Trust and accountability in local government are to come under the scrutiny of the Committee on Standards in Public Life. It has announced that the subject of its twelfth inquiry will be ‘Local Leadership and Public Trust: Accountability and Transparency in London and Local Government’.
It will study structures and models within local government across the United Kingdom and in London. It will also examine the ways that decisions are made and scrutinised, how office holders are held to account and whether the different models of local government command public trust.
An issues and questions paper will be published by the Committee in the next few weeks along with a call for written evidence from interested parties. It will then stage a series of hearings across the country in the New Year with the intention of publishing its report next autumn.
Sir Christopher Kelly, who chairs the Committee, said he was keen to look at the new structures put in place at the start of the decade to see if they had achieved their aims of promoting better leadership and greater accountability as well as raising standards and improving public trust. “As well as looking at the Mayoral system in London, we will be looking at the other twelve directly elected Mayor models, the Cabinet system within some local councils, and the Committee structure found in others, to see how they work within the constitutional and ethical landscape,” he explained.
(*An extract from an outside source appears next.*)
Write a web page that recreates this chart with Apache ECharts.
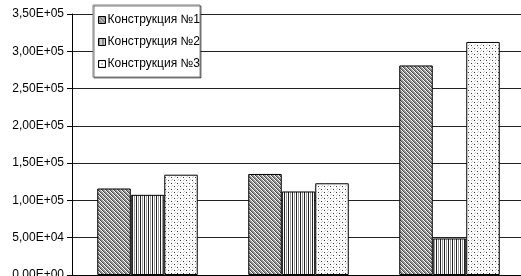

The Committee felt that this was the right time for the inquiry as the changes had been in place for eight years. “We will want to assess how well local government structures reflect, both in theory and in practice, the Seven Principles of Public Life,” Sir Christopher said and added, “Local government matters. It spends billions of pounds and is responsible for so many of the local services required by all of us. The Committee will want to explore whether the structures are as good as they might be to ensure robust decision-making that commands public confidence and trust.”